The reason I asked about x_dot was that the absence of x_dot in the EOMs made it feel like the system behaved independent of cart velocity. So assume I give an initial velocity to the cart, the pendulum hence theta should change but it's not.
@@NYKYADU This problem is a semi-definite problem because the system is not restrained and can move as a rigid body without oscillating. For example, if initially the cart had some velocity, x_dot and the pendulum was pointing perfectly straight up (theta = 0) then the cart would just continue to move along at its initial velocity with the pendulum pointing straight up. The initial velocity of the cart doesn’t affect the pendulum (unless there is damping applied to the cart), but rather it is the accelerations of the cart that impart a force/moment to the pendulum and hence the coupling.
Pro Tip: Any time you are dealing with geometric nonlinear problems, you will have to update the stiffness matrix with each time step. You will also find that updating the mass matrix with each time step becomes very expensive because you need to invert M. Inverting a matrix requires in the order of n^2 iterations. As a result, as n grows, inverting the mass matrix becomes prohibitively expensive (time consuming). The good news is that in many instances you actually don’t need to update the mass matrix (unless mass is being lost by the system) and this results in very little loss of accuracy, but a huge improvement in speed. You should alway test whether not updating the mass matrix produces similar/accurate results.
@@Freeball99
That clears things up. Never crossed my mind that it was a semi definite system.

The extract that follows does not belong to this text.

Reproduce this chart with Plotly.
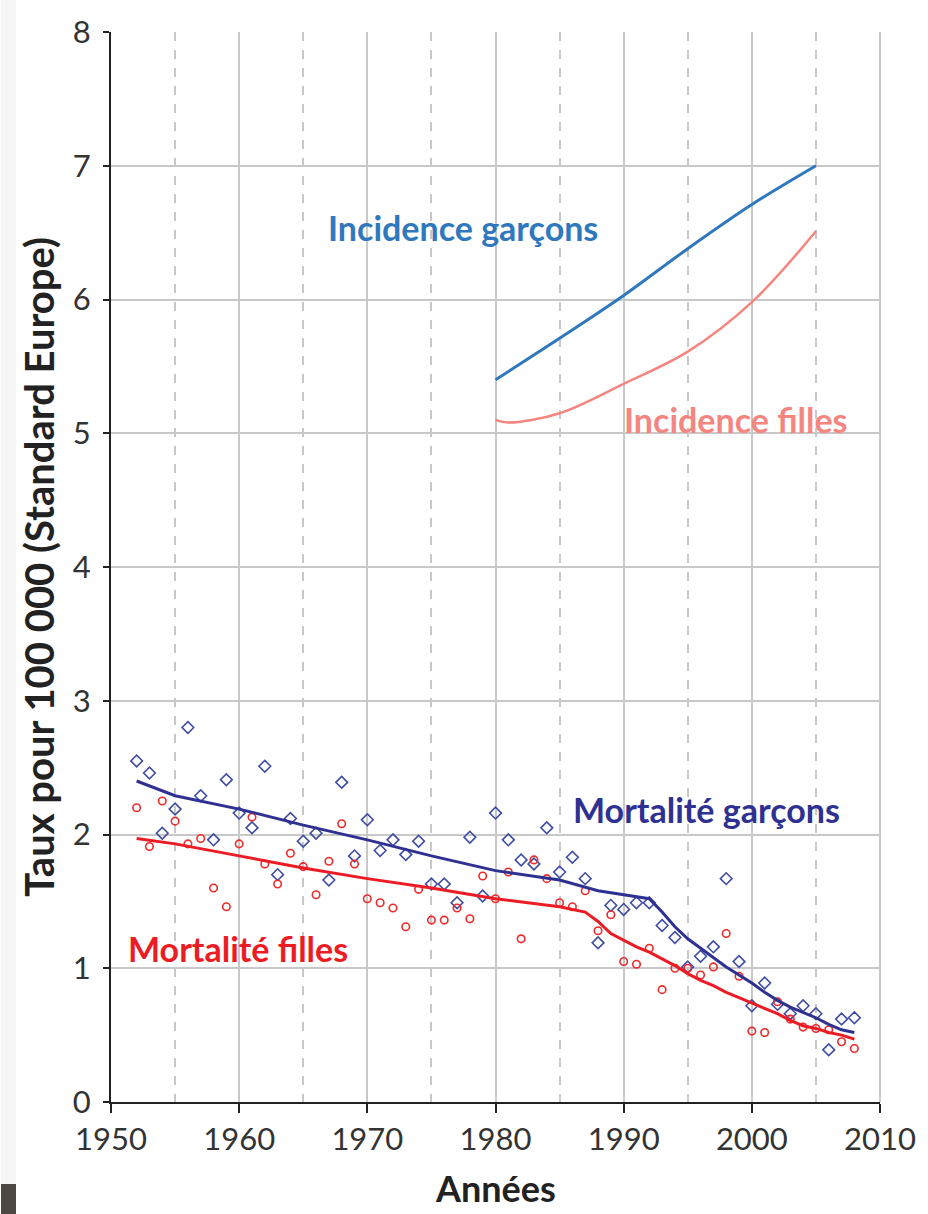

Trying to understand balancing of inverted pendulum now.
Thanks for the tip. You have been phenomenal. Thanks a lot.
@@NYKYADU the balancing of the pendulum, which is a controls problem, requires you to first linearize the EOM, by assuming that the displacements are small and then throwing away the higher-order terms and making appropriate substitutions i.e. Sin θ = θ and Cos θ = 1.